A. BALASUBRAMANIAM'S "In Between", at Talwar Art Gallery in Delhi, is a show that suggests some exciting new approaches to reinventing and recombining Post Minimalism's diverse strains, especially the emphasis on language and the use of dispersed, decentered installations. Taken together they say more about art today, more clearly, than most curated shows. 

It is also interesting to recall that Bala was one of the first artists in India among the younger lot to begin installations in the minimalist, sparse idiom of creativity. His first show at British Council New Delhi presented by Prima Kurien was a heady assemblage of pipes and stark colors.

The brilliance of Bala lies in his ability to weave and manipulate time -fractured, layered, and circular -- ties together the work in fiberglass, wood, acrylic, magnet, and rust and the ground spokes of a cycle wheel. The very materials used are quaint and curious-like a meld of magical nuances. So, in many ways, Bala becomes a magician who gives in to a desire to achieve the physical presence of art objects, but without their fixed materiality -- he adds a sense of play to the moment by inviting the viewer to go beyond being an observer and become a participant. Images are still, and artistic experience is filtered through the framework of psychology and a sense of biographical essence.

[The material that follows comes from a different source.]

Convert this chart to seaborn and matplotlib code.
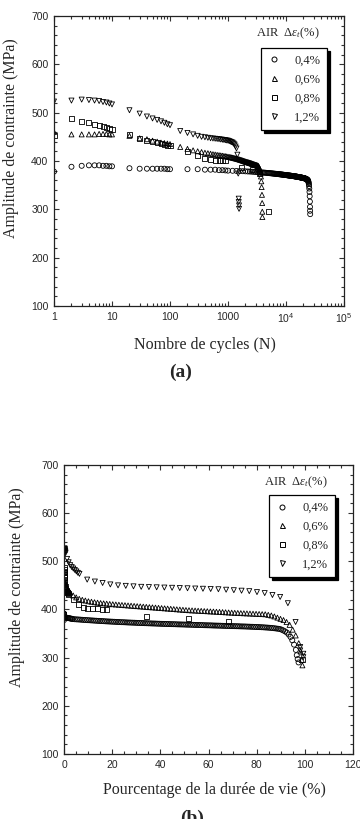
import seaborn as sns
import pandas as pd
import numpy as np
import matplotlib.pyplot as plt
from matplotlib.lines import Line2D
from matplotlib.ticker import LogLocator, MultipleLocator, NullFormatter


strains = ['0,4%', '0,6%', '0,8%', '1,2%']
markers = {'0,4%': 'o', '0,6%': '^', '0,8%': 's', '1,2%': 'v'}
# fatigue life (cycles) used for the % of life panel
life = {'0,4%': 26800, '0,6%': 3950, '0,8%': 5050, '1,2%': 1560}

cycles_04 = [1, 2, 3, 4, 5, 6, 7, 8, 9, 10, 20, 30, 40, 50, 60, 70, 80, 90, 100,
             200, 300, 400, 500, 600, 700, 800, 900,
             1000, 1200, 1400, 1600, 1800, 2000, 2200, 2400, 2600, 2800,
             3000, 3200, 3400, 3600, 3800, 4000, 4200, 4400, 4600, 4800,
             5000, 5200, 5400, 5600, 5800, 6000, 6200, 6400, 6600, 6800,
             7000, 7200, 7400, 7600, 7800, 8000, 8200, 8400, 8600, 8800,
             9000, 9200, 9400, 9600, 9800, 10000, 10200, 10400, 10600, 10800,
             11000, 11200, 11400, 11600, 11800, 12000, 12200, 12400, 12600, 12800,
             13000, 13200, 13400, 13600, 13800, 14000, 14200, 14400, 14600, 14800,
             15000, 15200, 15400, 15600, 15800, 16000, 16200, 16400, 16600, 16800,
             17000, 17200, 17400, 17600, 17800, 18000, 18200, 18400, 18600, 18800,
             19000, 19200, 19400, 19600, 19800, 20000, 20200, 20400, 20600, 20800,
             21000, 21200, 21400, 21600, 21800, 22000, 22200, 22400, 22600, 22800,
             23000, 23200, 23400, 23600, 23800, 24000, 24200, 24400, 24600, 24800,
             25000, 25200, 25400, 25600, 25800, 25900, 26000, 26100]
stress_04 = [378, 388, 390, 391, 391, 391, 390, 390, 389, 389, 385, 384, 384, 384, 384, 384, 384, 383, 383,
             383, 383, 382, 382, 382, 381, 381, 380.5,
             380.0, 379.7, 379.4, 379.2, 378.9, 378.6, 378.3, 378.1, 377.8, 377.6,
             377.3, 377.1, 376.8, 376.6, 376.3, 376.1, 375.9, 375.7, 375.4, 375.2,
             375.0, 374.8, 374.6, 374.4, 374.2, 374.0, 373.8, 373.6, 373.5, 373.3,
             373.1, 372.9, 372.8, 372.6, 372.5, 372.3, 372.1, 372.0, 371.8, 371.7,
             371.5, 371.4, 371.2, 371.1, 370.9, 370.8, 370.7, 370.5, 370.4, 370.2,
             370.1, 370.0, 369.9, 369.7, 369.6, 369.5, 369.4, 369.3, 369.1, 369.0,
             368.9, 368.8, 368.7, 368.5, 368.4, 368.3, 368.2, 368.1, 367.9, 367.8,
             367.7, 367.6, 367.5, 367.3, 367.2, 367.1, 367.0, 366.9, 366.7, 366.6,
             366.5, 366.4, 366.3, 366.1, 366.0, 365.9, 365.8, 365.7, 365.5, 365.4,
             365.3, 365.2, 365.1, 364.9, 364.8, 364.7, 364.6, 364.4, 364.3, 364.1,
             364.0, 363.8, 363.6, 363.5, 363.3, 363.1, 362.9, 362.6, 362.4, 362.1,
             361.8, 361.4, 361.0, 360.5, 360.0, 359.5, 358.2, 356.5, 354.5, 352.0,
             348.0, 343.0, 336.0, 327.0, 316.0, 305.0, 297.0, 290.0]

cycles_06 = [1, 2, 3, 4, 5, 6, 7, 8, 9, 10, 20, 30, 40, 50, 60, 70, 80, 90, 100,
             150, 200, 250, 300, 350, 400, 450, 500, 550, 600,
             650, 700, 750, 800, 850, 900, 950, 1000, 1050, 1100,
             1150, 1200, 1250, 1300, 1350, 1400, 1450, 1500, 1550, 1600,
             1650, 1700, 1750, 1800, 1850, 1900, 1950, 2000, 2050, 2100,
             2150, 2200, 2250, 2300, 2350, 2400, 2450, 2500, 2550, 2600,
             2650, 2700, 2750, 2800, 2850, 2900, 2950, 3000, 3050, 3100,
             3150, 3200, 3250, 3300, 3350, 3400, 3450, 3500, 3550, 3600,
             3650, 3700, 3750, 3800, 3850, 3880, 3900, 3910]
stress_06 = [460, 455, 455, 455, 455, 456, 456, 456, 455, 455, 452, 447, 445, 442, 440, 438, 437, 436, 435,
             429, 425, 422, 420, 418.5, 417, 416, 415, 414, 413.3,
             412.6, 412.0, 411.4, 410.8, 410.3, 409.8, 409.3, 408.8, 408.3, 407.8,
             407.3, 406.8, 406.3, 405.8, 405.3, 404.8, 404.3, 403.8, 403.3, 402.8,
             402.3, 401.8, 401.3, 400.8, 400.3, 399.8, 399.3, 398.8, 398.4, 398.0,
             397.7, 397.3, 397.0, 396.6, 396.3, 395.9, 395.6, 395.2, 394.9, 394.5,
             394.1, 393.7, 393.3, 393.0, 392.7, 392.4, 392.1, 391.8, 391.5, 391.2,
             390.9, 390.6, 390.3, 390.0, 388.8, 387.5, 385.5, 383.0, 380.5, 378.0,
             374.0, 368.0, 358.0, 346.0, 330.0, 313.0, 295.0, 284.0]

cycles_08 = [1, 2, 3, 4, 5, 6, 7, 8, 9, 10, 20, 30, 40, 50, 60, 70, 80, 90, 100,
             200, 300, 400, 500, 600, 700, 800, 900, 1725, 2600, 3450, 5000]
stress_08 = [452, 487, 482, 479, 476, 473, 471, 469, 467, 466, 455, 447, 443, 440, 438, 436, 435, 433, 432,
             420, 411, 405, 403, 402, 401, 400.5, 400, 386, 382, 374, 296]

cycles_12 = [1, 2, 3, 4, 5, 6, 7, 8, 9, 10, 20, 30, 40, 50, 60, 70, 80, 90, 100,
             150, 200, 250, 300, 350, 400, 450, 500, 550, 600,
             650, 700, 750, 800, 850, 900, 950, 1000, 1050, 1100,
             1150, 1200, 1250, 1300, 1350, 1400, 1450, 1500,
             1530, 1530, 1550, 1550]
stress_12 = [523, 525, 527, 526, 525, 524, 522, 521, 519, 517, 505, 498, 492, 488, 485, 482, 479, 476, 474,
             462, 458, 455, 452, 450, 449, 448, 447, 446.5, 446,
             445.5, 445, 444.5, 444, 443.5, 443, 442.5, 442, 441, 440,
             439, 438, 436, 434, 430, 426, 413, 374,
             322, 315, 308, 301]

x_ticks = [1, 10, 100, 1000, 1e4, 1e5]
x_ticklabels = ['1', '10', '100', '1000', r'$\mathsf{10^4}$', r'$\mathsf{10^5}$']


frames = []
for name, n, s in zip(strains, [cycles_04, cycles_06, cycles_08, cycles_12],
                      [stress_04, stress_06, stress_08, stress_12]):
    d = pd.DataFrame({'cycles': n, 'stress': s})
    d['strain'] = name
    d['pct'] = d['cycles'] / life[name] * 100
    frames.append(d)
df = pd.concat(frames, ignore_index=True)

sns.set_style('ticks')
plt.rcParams['font.family'] = ['Liberation Sans', 'DejaVu Sans']
plt.rcParams['mathtext.fontset'] = 'custom'
plt.rcParams['mathtext.rm'] = 'Liberation Serif'
plt.rcParams['mathtext.it'] = 'Liberation Serif:italic'
plt.rcParams['mathtext.sf'] = 'Liberation Sans'
plt.rcParams['mathtext.fallback'] = 'stix'
serif = 'Liberation Serif'

fig = plt.figure(figsize=(3.6, 8.19), dpi=100)
ax1 = fig.add_axes([0.15, 0.6264, 0.8056, 0.3541])
ax2 = fig.add_axes([0.1778, 0.0794, 0.8028, 0.3529])


def style_axes(ax):
    ax.set_ylim(100, 700)
    ax.yaxis.set_major_locator(MultipleLocator(100))
    ax.yaxis.set_minor_locator(MultipleLocator(20))
    ax.tick_params(which='both', direction='in', top=True, right=True,
                   labelsize=7.5, width=0.8, color='#333333')
    ax.tick_params(which='major', length=3.5, pad=4)
    ax.tick_params(which='minor', length=2)
    for sp in ax.spines.values():
        sp.set_linewidth(0.9)
        sp.set_color('#222222')
    ax.set_ylabel('Amplitude de contrainte (MPa)', family=serif, fontsize=11.5)
    handles = [Line2D([], [], marker=markers[k], ls='none', mfc='none', mec='k',
                      ms=3.6, mew=0.7) for k in strains]
    leg = ax.legend(handles, strains, loc='upper right', frameon=True, fancybox=False,
                    edgecolor='k', shadow={'color': 'k', 'alpha': 1},
                    prop={'family': serif, 'size': 9}, handlelength=1.0,
                    handletextpad=1.1, borderpad=0.55, labelspacing=0.55,
                    borderaxespad=0, framealpha=1)
    leg.get_frame().set_linewidth(0.9)
    return leg


# (a) stress amplitude vs number of cycles
sns.scatterplot(data=df, x='cycles', y='stress', style='strain', markers=markers,
                style_order=strains, facecolor='none', edgecolor='k', linewidth=0.6,
                s=13, legend=False, ax=ax1)
ax1.set_xscale('log')
ax1.set_xlim(1, 1e5)
ax1.set_xticks(x_ticks, x_ticklabels)
ax1.xaxis.set_minor_locator(LogLocator(base=10, subs=np.arange(2, 10), numticks=20))
ax1.xaxis.set_minor_formatter(NullFormatter())
leg1 = style_axes(ax1)
leg1.set_bbox_to_anchor((0.941, 0.890), transform=ax1.transAxes)
ax1.set_xlabel('Nombre de cycles (N)', family=serif, fontsize=11.5)
ax1.xaxis.set_label_coords(0.52, -0.107)
ax1.yaxis.set_label_coords(-0.122, 0.58)
ax1.text(0.807, 0.941, r'AIR  $\Delta\varepsilon_t$(%)', transform=ax1.transAxes,
         ha='center', va='center', family=serif, fontsize=9)

# (b) stress amplitude vs percentage of life
sns.scatterplot(data=df, x='pct', y='stress', style='strain', markers=markers,
                style_order=strains, facecolor='none', edgecolor='k', linewidth=0.6,
                s=13, legend=False, ax=ax2)
ax2.set_xlim(0, 120)
ax2.xaxis.set_major_locator(MultipleLocator(20))
ax2.xaxis.set_minor_locator(MultipleLocator(5))
leg2 = style_axes(ax2)
leg2.set_bbox_to_anchor((0.938, 0.896), transform=ax2.transAxes)
ax2.set_xlabel('Pourcentage de la durée de vie (%)', family=serif, fontsize=11.5)
ax2.xaxis.set_label_coords(0.519, -0.097)
ax2.yaxis.set_label_coords(-0.136, 0.578)
ax2.text(0.803, 0.941, r'AIR  $\Delta\varepsilon_t$(%)', transform=ax2.transAxes,
         ha='center', va='center', family=serif, fontsize=9)

fig.text(0.502, 1 - 372 / 819, '(a)', ha='center', va='center', family=serif,
         fontweight='bold', fontsize=14)
fig.text(0.533, 1 - 810 / 819, '(b)', ha='center', va='top', family=serif,
         fontweight='bold', fontsize=14)

fig.savefig('out.png', dpi=100)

It is worth noting -- that his work called Oomph was created from welded cycle spokes in which he tells and retells, to an almost obsessive degree, a tale that weaves together his incessant travels, personal experiences, and artistic pursuit of history.

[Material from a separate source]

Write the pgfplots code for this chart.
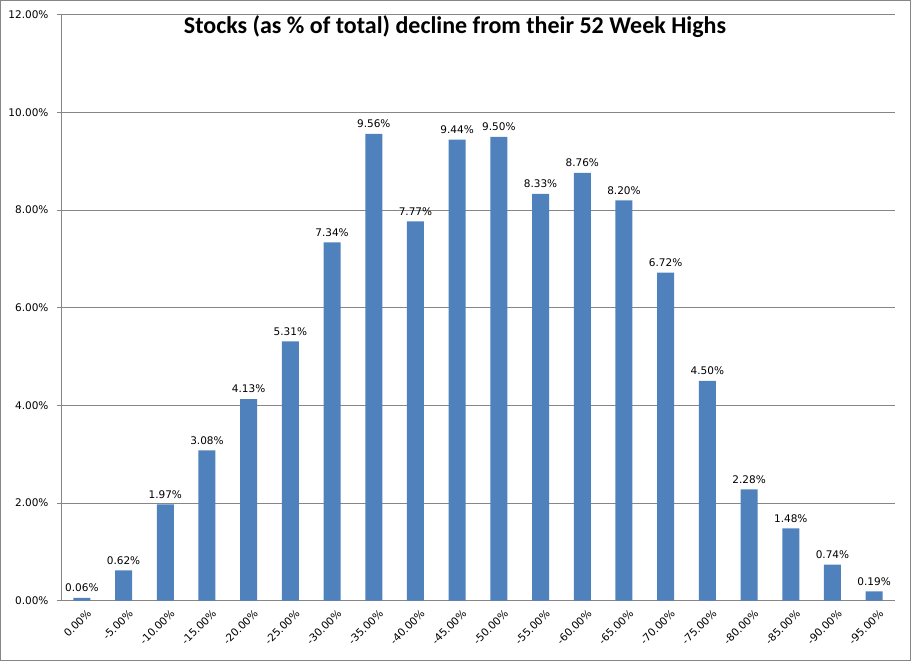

What ensues is an immersive experience of images, sounds, and personalities that blurs fact and fiction, medium and message. Impressive, how a whole decade later, Bala's works seem to take a spoke at something like the speed of thought, in a way that reflects the brain's very synapses, in an imaginative sojourn of sorts.

This succinct exhibition of work makes everything, familiar or not, look fresh and relevant. Bala is known for its quiet, elegantly elusive sensibility. That's interesting information, but this show transcends personal connections.

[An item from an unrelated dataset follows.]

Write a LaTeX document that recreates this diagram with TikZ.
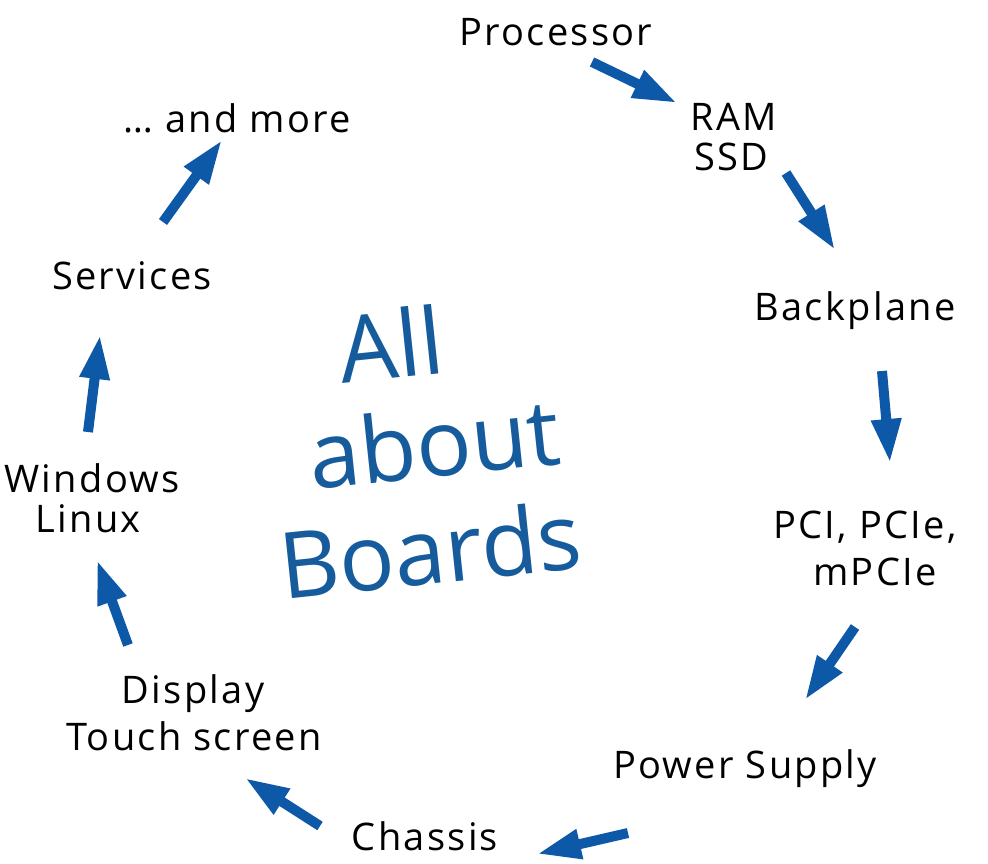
\documentclass[tikz,border=0pt]{standalone}
\usepackage{fontspec}
\setmainfont{Open Sans}
\newfontfamily\handfont[LetterSpace=6]{Open Sans}
\usetikzlibrary{arrows.meta}
\definecolor{arrowblue}{RGB}{14,88,168}
\definecolor{titleblue}{RGB}{22,92,156}
\begin{document}
\begin{tikzpicture}[x=1pt,y=-1pt,
  lbl/.style={font=\handfont\fontsize{38}{42}\selectfont, inner sep=0pt, anchor=base, text=black},
  flow/.style={draw=arrowblue, line width=10pt, -{Triangle[width=28pt,length=44pt]}},
  title/.style={font=\fontsize{92}{100}\selectfont, text=titleblue, inner sep=0pt, rotate=6, anchor=base west}]
\useasboundingbox (0,0) rectangle (988,863);
% labels
\node[lbl] (proc) at (556,45) {Processor};
\node[lbl] (ram) at (734,130) {RAM};
\node[lbl] (ssd) at (731,170) {SSD};
\node[lbl] (back) at (855,320) {Backplane};
\node[lbl] (pci) at (865,538) {PCI, PCIe,};
\node[lbl] (mpcie) at (875,585) {mPCIe};
\node[lbl] (power) at (745,778) {Power Supply};
\node[lbl] (chassis) at (425,850) {Chassis};
\node[lbl] (display) at (193,703) {Display};
\node[lbl] (touch) at (194,750) {Touch screen};
\node[lbl] (win) at (92,492) {Windows};
\node[lbl] (linux) at (88,532) {Linux};
\node[lbl] (serv) at (132,289) {Services};
\node[lbl] (more) at (237,132) {\dots{} and more};
% title
\node[title] (all) at (342,384) {All};
\node[title] (about) at (312,490) {about};
\node[title] (boards) at (283,600) {Boards};
% arrow end points
\coordinate (a1s) at (592,62);  \coordinate (a1e) at (677,103);
\coordinate (a2s) at (786,173); \coordinate (a2e) at (835,250);
\coordinate (a3s) at (882,371); \coordinate (a3e) at (890,463);
\coordinate (a4s) at (855,627); \coordinate (a4e) at (805,700);
\coordinate (a5s) at (628,833); \coordinate (a5e) at (537,854);
\coordinate (a6s) at (320,826); \coordinate (a6e) at (245,778);
\coordinate (a7s) at (128,645); \coordinate (a7e) at (97,560);
\coordinate (a8s) at (88,432);  \coordinate (a8e) at (100,335);
\coordinate (a9s) at (163,222); \coordinate (a9e) at (222,140);
\draw[flow] (a1s) -- (a1e);
\draw[flow] (a2s) -- (a2e);
\draw[flow] (a3s) -- (a3e);
\draw[flow] (a4s) -- (a4e);
\draw[flow] (a5s) -- (a5e);
\draw[flow] (a6s) -- (a6e);
\draw[flow] (a7s) -- (a7e);
\draw[flow] (a8s) -- (a8e);
\draw[flow] (a9s) -- (a9e);
\end{tikzpicture}
\end{document}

The industrial tools and elements that Bala puts to the service of making excruciatingly pristine, techno futurist art brings back an echo of embodied broken-down domestic machinery.

Juxtaposed with works in fiberglass, these works assume a strange aura of suspended animation. They've been plucked from one familiar commercial system of economic exchange and inserted into another-- the market for durable goods detoured into the market for durable art. The show leaves us with one question -- Which is a more valuable path to take: replication, transformation, or a metamorphosis?